Exercise: Identify every line in the records below that contains the word "this", and reproduce each one.
— START Record extracts —
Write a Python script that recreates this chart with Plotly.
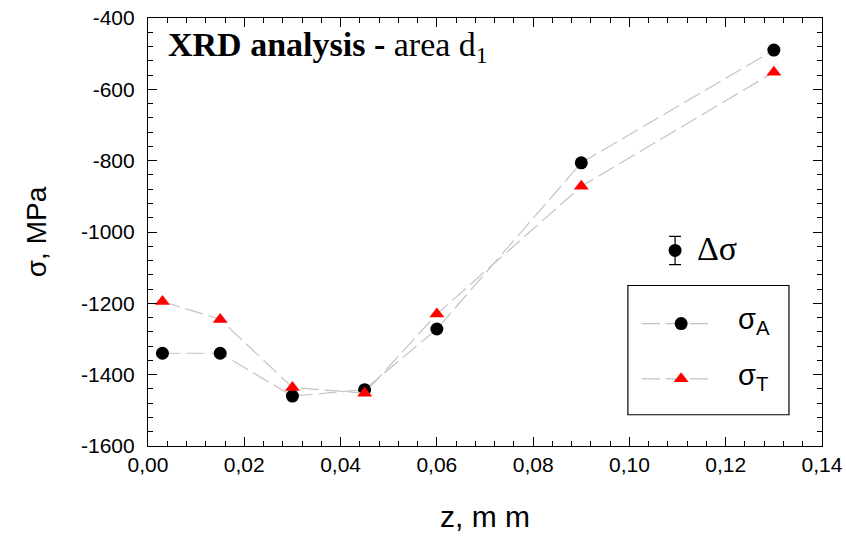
— END Record extracts —
— START Record extracts —
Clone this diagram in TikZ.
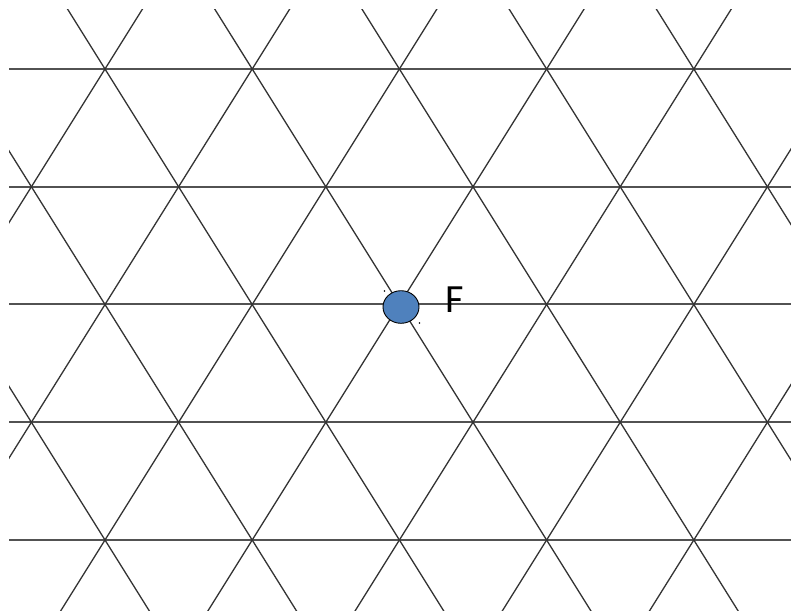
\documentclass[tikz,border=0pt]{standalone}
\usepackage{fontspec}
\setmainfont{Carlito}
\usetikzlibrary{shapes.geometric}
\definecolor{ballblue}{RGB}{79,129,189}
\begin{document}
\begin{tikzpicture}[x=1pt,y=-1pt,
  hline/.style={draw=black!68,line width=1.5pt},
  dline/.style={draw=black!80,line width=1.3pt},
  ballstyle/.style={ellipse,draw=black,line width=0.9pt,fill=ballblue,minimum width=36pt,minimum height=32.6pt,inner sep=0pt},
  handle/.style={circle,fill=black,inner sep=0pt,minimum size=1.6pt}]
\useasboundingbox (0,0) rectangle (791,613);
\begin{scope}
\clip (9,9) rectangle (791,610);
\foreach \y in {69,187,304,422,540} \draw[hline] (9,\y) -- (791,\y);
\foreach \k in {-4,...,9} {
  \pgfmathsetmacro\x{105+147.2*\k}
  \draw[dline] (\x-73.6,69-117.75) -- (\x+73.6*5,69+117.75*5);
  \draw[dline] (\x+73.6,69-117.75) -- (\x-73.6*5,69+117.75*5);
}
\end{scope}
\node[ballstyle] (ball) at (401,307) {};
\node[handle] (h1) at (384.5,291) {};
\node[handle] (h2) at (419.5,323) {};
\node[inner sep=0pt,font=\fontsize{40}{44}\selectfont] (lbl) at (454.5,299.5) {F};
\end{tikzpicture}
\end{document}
— END Record extracts —
— START Record extracts —
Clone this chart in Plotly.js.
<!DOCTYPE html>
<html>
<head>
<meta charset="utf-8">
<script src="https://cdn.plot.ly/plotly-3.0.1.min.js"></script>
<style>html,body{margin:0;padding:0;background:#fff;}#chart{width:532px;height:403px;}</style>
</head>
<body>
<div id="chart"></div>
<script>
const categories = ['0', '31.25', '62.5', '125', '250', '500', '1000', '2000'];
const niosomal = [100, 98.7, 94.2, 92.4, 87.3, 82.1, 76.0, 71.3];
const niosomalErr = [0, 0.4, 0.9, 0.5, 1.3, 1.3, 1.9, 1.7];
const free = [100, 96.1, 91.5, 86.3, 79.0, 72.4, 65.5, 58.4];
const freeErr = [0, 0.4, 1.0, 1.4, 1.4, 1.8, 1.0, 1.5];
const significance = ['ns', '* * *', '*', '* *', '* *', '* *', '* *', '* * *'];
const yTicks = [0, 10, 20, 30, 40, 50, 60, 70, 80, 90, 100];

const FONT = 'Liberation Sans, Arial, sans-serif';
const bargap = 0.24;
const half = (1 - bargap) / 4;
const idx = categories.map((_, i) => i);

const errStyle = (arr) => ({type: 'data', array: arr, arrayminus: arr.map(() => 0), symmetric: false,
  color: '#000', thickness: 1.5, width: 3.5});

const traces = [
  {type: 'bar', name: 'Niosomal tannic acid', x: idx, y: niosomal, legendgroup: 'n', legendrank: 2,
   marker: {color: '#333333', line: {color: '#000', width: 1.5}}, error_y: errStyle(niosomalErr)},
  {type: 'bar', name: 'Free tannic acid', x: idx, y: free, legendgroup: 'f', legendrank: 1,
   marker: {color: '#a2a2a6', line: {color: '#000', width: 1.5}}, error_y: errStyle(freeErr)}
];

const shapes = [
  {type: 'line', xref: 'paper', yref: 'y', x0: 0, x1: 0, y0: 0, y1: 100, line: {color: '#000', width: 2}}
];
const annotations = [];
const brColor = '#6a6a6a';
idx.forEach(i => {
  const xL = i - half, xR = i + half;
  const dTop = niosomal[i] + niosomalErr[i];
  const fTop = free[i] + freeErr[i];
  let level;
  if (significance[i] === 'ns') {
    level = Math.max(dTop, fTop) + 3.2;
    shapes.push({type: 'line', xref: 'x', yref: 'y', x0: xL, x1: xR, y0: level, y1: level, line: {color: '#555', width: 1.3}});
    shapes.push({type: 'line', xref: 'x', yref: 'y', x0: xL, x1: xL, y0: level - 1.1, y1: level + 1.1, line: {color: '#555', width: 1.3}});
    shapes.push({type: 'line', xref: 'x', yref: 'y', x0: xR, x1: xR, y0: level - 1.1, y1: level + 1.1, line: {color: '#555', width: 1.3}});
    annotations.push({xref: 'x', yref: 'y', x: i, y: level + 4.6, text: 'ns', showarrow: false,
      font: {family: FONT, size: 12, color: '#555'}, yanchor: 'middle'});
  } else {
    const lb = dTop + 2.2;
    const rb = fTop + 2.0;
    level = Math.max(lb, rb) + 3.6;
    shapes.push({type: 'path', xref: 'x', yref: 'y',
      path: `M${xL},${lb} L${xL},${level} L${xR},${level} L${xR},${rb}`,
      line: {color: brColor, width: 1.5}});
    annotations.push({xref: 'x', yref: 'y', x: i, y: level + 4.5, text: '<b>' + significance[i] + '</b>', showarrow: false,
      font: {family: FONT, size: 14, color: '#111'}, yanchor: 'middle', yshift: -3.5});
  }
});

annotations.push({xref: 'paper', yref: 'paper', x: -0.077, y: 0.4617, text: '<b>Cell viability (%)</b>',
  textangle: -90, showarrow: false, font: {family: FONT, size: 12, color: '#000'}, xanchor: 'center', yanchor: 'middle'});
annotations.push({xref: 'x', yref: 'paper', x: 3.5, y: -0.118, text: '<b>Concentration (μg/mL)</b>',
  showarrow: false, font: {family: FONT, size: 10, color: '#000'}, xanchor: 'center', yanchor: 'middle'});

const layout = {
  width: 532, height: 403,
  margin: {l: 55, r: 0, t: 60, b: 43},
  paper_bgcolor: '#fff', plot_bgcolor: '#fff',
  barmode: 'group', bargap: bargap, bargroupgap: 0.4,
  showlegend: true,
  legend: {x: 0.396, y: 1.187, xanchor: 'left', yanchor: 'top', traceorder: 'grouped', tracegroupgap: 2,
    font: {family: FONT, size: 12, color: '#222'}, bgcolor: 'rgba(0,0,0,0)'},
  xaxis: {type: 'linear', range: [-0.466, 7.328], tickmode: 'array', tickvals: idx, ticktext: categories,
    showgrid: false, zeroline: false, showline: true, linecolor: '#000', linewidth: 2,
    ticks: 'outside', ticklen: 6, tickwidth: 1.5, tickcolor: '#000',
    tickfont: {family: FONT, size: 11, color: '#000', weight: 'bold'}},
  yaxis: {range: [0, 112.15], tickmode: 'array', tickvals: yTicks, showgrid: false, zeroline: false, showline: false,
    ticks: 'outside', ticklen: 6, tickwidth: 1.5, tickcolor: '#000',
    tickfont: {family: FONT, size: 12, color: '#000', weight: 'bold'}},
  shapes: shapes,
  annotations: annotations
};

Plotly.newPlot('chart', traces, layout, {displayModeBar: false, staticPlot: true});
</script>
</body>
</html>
— END Record extracts —
The completed task:
Write a Python script that recreates this chart with Plotly.
Clone this diagram in TikZ.
Clone this chart in Plotly.js.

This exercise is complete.